English language teachers assume that their job is to teach the native speaker norms to multilingual students, and that there is no room for diversification of the norms, if students are to become proficient in the language. However, norms don’t have to be imposed on students or treated as universal. Multilingual students may bring different norms to academic contexts, but they have the capacity to renegotiate academic expectations, learn from each other, and develop shared norms. The strategies students adopt to construct these commonplaces for particular genres or classroom activities can help them to renegotiate dominant norms in other high stakes academic contexts. Such a pedagogical orientation is particularly relevant when norms are changing and are diversifying under the pressures of mobility, technology, and globalization. I will illustrate from a semester-long teacher research of a course on teaching second language writing, where the writing of a literacy narrative was the main requirement. As the multilingual and native-speaker students serially drafted, peer reviewed, and revised their articles, they learned certain strategies for introducing their preferred codes and making spaces for their voices. The presentation will show how students learn textual strategies from each other, adopt them for their own writing, and treat them as shared norms for interpreting each other. As a teacher, I expanded my own understanding of language norms by learning from the communicative practices of the students.

About the Speaker:

Dr. Suresh Canagarajah is the Edwin Erle Sparks Professor of English, Applied Linguistics, and Asian Studies at Pennsylvania State University.

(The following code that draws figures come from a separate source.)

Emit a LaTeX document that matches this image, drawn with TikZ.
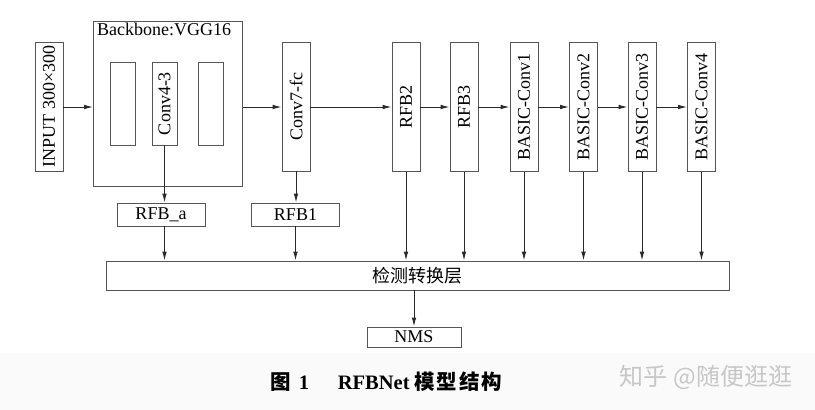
\documentclass[tikz,border=0pt]{standalone}
\usepackage{fontspec}
\setmainfont{Liberation Serif}
\newfontfamily\cjk{Noto Sans CJK SC}
\newfontfamily\cjkb{Noto Sans CJK SC Bold}
\usetikzlibrary{arrows.meta}
\definecolor{linec}{HTML}{2A2A2A}
\definecolor{boxc}{HTML}{555555}
\begin{document}
\begin{tikzpicture}[x=1pt,y=-1pt,
  box/.style={draw=boxc,line width=0.9pt,inner sep=0pt,fill=white},
  vbox/.style={box,minimum width=129pt,minimum height=28pt,rotate=90,anchor=center},
  hbox/.style={box,minimum width=88pt,minimum height=23pt},
  lbl/.style={font=\fontsize{18}{18}\selectfont},
  arr/.style={draw=linec,line width=1pt,-{Latex[length=9pt,width=4.6pt]}}
]
\useasboundingbox (0,0) rectangle (815,410);
\fill[white] (0,0) rectangle (815,353);
\fill[black!2] (0,353) rectangle (815,410);
% backbone
\node[box,minimum width=149pt,minimum height=165pt,anchor=north west] (bb) at (93,21) {};
\node[lbl,anchor=north west,inner sep=0pt] (bbl) at (97,23) {Backbone:VGG16};
\node[box,minimum width=25pt,minimum height=83pt] (in1) at (122.5,103.5) {};
\node[box,minimum width=25pt,minimum height=83pt] (c43) at (164.5,103.5) {};
\node[lbl,rotate=90] (c43t) at (164.5,103.5) {Conv4-3};
\node[box,minimum width=25pt,minimum height=83pt] (in3) at (210.5,103.5) {};
% vertical boxes
\node[vbox,lbl] (inp) at (49,106.5) {INPUT 300×300};
\node[vbox,lbl] (c7) at (296,106.5) {Conv7-fc};
\node[vbox,lbl] (r2) at (406,107) {RFB2};
\node[vbox,lbl] (r3) at (464,107) {RFB3};
\node[vbox,lbl] (b1) at (524,107) {BASIC-Conv1};
\node[vbox,lbl] (b2) at (583.5,107) {BASIC-Conv2};
\node[vbox,lbl] (b3) at (642,107) {BASIC-Conv3};
\node[vbox,lbl] (b4) at (701.5,107) {BASIC-Conv4};
% lower boxes
\node[hbox,lbl] (ra) at (161,214.5) {RFB\_a};
\node[hbox,lbl] (r1) at (295.5,214.5) {RFB1};
\node[box,minimum width=623pt,minimum height=29pt,lbl] (det) at (417.5,275.5) {\cjk 检测转换层};
\node[box,minimum width=94pt,minimum height=20pt,lbl] (nms) at (414,337) {NMS};
% horizontal arrows
\draw[arr] (inp.south |- 0,107) -- (bb.west |- 0,107);
\draw[arr] (bb.east |- 0,107) -- (c7.north |- 0,107);
\draw[arr] (c7.south |- 0,107) -- (r2.north |- 0,107);
\draw[arr] (r2.south |- 0,107) -- (r3.north |- 0,107);
\draw[arr] (r3.south |- 0,107) -- (b1.north |- 0,107);
\draw[arr] (b1.south |- 0,107) -- (b2.north |- 0,107);
\draw[arr] (b2.south |- 0,107) -- (b3.north |- 0,107);
\draw[arr] (b3.south |- 0,107) -- (b4.north |- 0,107);
% down arrows
\draw[arr] (c43.south) -- (c43.south |- ra.north);
\draw[arr] (c7.west) -- (c7.west |- r1.north);
\draw[arr] (c43.south |- ra.south) -- (c43.south |- det.north);
\draw[arr] (r1.south) -- (r1.south |- det.north);
\draw[arr] (r2.west) -- (r2.west |- det.north);
\draw[arr] (r3.west) -- (r3.west |- det.north);
\draw[arr] (b1.west) -- (b1.west |- det.north);
\draw[arr] (b2.west) -- (b2.west |- det.north);
\draw[arr] (b3.west) -- (b3.west |- det.north);
\draw[arr] (b4.west) -- (b4.west |- det.north);
\draw[arr] (det.south -| nms.north) -- (nms.north);
% caption
\node[font=\fontsize{20.5}{20.5}\selectfont\bfseries] (cap) at (386,382) {{\cjkb 图}\hspace{0.4em}1\hspace{1.4em}RFBNet\hspace{0.25em}{\cjkb 模\hspace{0.08em}型\hspace{0.08em}结\hspace{0.08em}构}};
\node[font=\fontsize{24}{24}\selectfont\cjk,text=black!22] (wm) at (706,377) {知乎 @随便逛逛};
\end{tikzpicture}
\end{document}
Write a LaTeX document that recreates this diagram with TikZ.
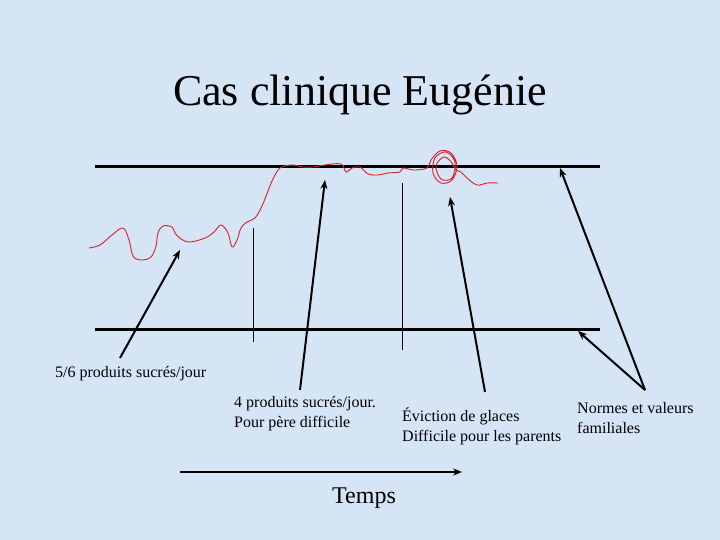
\documentclass[tikz,border=0pt]{standalone}
\usepackage{fontspec}
\setmainfont{Liberation Serif}
\usepackage{xcolor}
\usetikzlibrary{arrows.meta, positioning}
\definecolor{SlideBlue}{HTML}{D5E5F5}
\definecolor{ScribbleRed}{HTML}{D8202A}

\begin{document}
\begin{tikzpicture}[x=1pt, y=-1pt,
    level/.style={line width=3pt},
    marker/.style={line width=0.8pt},
    pointer/.style={line width=2pt, -{Stealth[length=9pt, width=7pt]}},
    textlabel/.style={font=\fontsize{16}{20}\selectfont, align=left, inner sep=0pt, anchor=north west}]

        \fill[SlideBlue] (0,0) rectangle (720,540);
        \useasboundingbox (0,0) rectangle (720,540);

        \node (title) at (360,95) {\fontsize{44}{50}\selectfont Cas clinique Eugénie};

        % levels
        \coordinate (topL) at (95,167);
        \coordinate (topR) at (600,167);
        \coordinate (botL) at (95,329);
        \coordinate (botR) at (600,329);
        \draw[level] (topL) -- (topR);
        \draw[level] (botL) -- (botR);

        % markers
        \coordinate (m1a) at (253,228);
        \coordinate (m1b) at (253,342);
        \coordinate (m2a) at (402,183);
        \coordinate (m2b) at (402,350);
        \draw[marker] (m1a) -- (m1b);
        \draw[marker] (m2a) -- (m2b);

        % consumption curve
        \draw[ScribbleRed, line width=0.9pt] plot[smooth, tension=0.6] coordinates {
            (89,248) (100,245) (112,235) (123,228) (129,240) (133,256) (141,260)
            (151,257) (156,246) (158,233) (163,226) (172,227) (175,233) (181,239)
            (190,242) (205,238) (214,232) (221,225) (228,233) (232,247) (237,240)
            (241,228) (247,222) (255,218) (262,206) (268,191) (273,179) (280,168)
            (292,165) (303,167) (313,167) (325,165) (341,164) (346,172) (352,168)
            (360,167) (368,174) (378,175) (388,173) (400,172) (403,168) (414,170)
            (427,168) (431,160) (440,151) (451,153) (457,166) (452,180) (441,183)
            (433,173) (435,158) (446,152) (455,162) (452,178) (441,179) (436,166)
            (444,157) (452,163) (456,170) (461,172) (467,178) (477,185) (487,183)
            (498,183)};

        % labels
        \node[textlabel] (sucre6) at (55,366) {5/6 produits sucrés/jour};
        \node[textlabel] (sucre4) at (234,396) {4 produits sucrés/jour.\\Pour père difficile};
        \node[textlabel] (glaces) at (402,408) {Éviction de glaces\\Difficile pour les parents};
        \node[textlabel] (normes) at (577,402) {Normes et valeurs\\familiales};
        \node (temps) at (364,498) {\fontsize{24}{28}\selectfont Temps};

        % pointers
        \coordinate (p1s) at (120,358);
        \coordinate (p1e) at (180,250);
        \coordinate (p2s) at (300,390);
        \coordinate (p2e) at (325,180);
        \coordinate (p3s) at (485,392);
        \coordinate (p3e) at (450,197);
        \coordinate (p4s) at (645,390);
        \coordinate (p4e) at (560,168);
        \coordinate (p5e) at (578,331);
        \draw[pointer] (p1s) -- (p1e);
        \draw[pointer] (p2s) -- (p2e);
        \draw[pointer] (p3s) -- (p3e);
        \draw[pointer] (p4s) -- (p4e);
        \draw[pointer] (p4s) -- (p5e);

        % time axis
        \coordinate (t0) at (180,472);
        \coordinate (t1) at (462,472);
        \draw[line width=2pt, -{Stealth[length=9pt, width=7pt]}] (t0) -- (t1);

    \end{tikzpicture}
\end{document}
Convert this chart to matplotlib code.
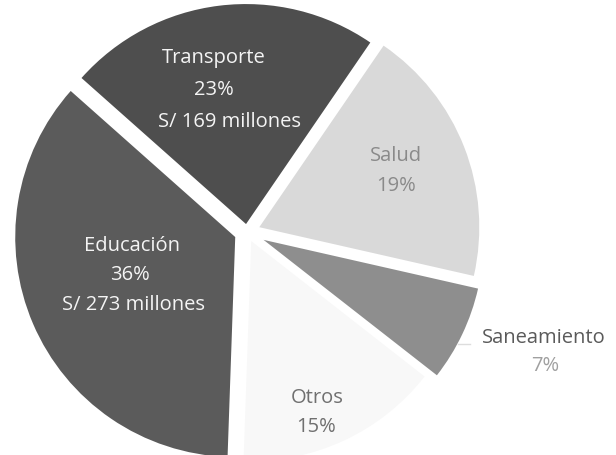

He teaches courses in rhetoric/composition for English Department, and in sociolinguistics for the Applied Linguistics Department. Suresh comes from the Tamil-speaking northern region of Sri Lanka. He taught earlier in the University of Jaffna, Sri Lanka. His recent book Transnational Literacy Autobiographies as Translingual Writing (Routledge, 2020) combines the narrative writing of students in his courses and his own narrative on developing his teaching and writing through these classroom interactions. His edited book Routledge Handbook on Language and Migration (Routledge 2017) won the 2020 best book award from the American Association of Applied Linguistics. Suresh also serves in the Pennsylvania Governor’s State Law Enforcement Advisory Commission. He was formerly the editor of the TESOL Quarterly and President of the American Association of Applied Linguistics.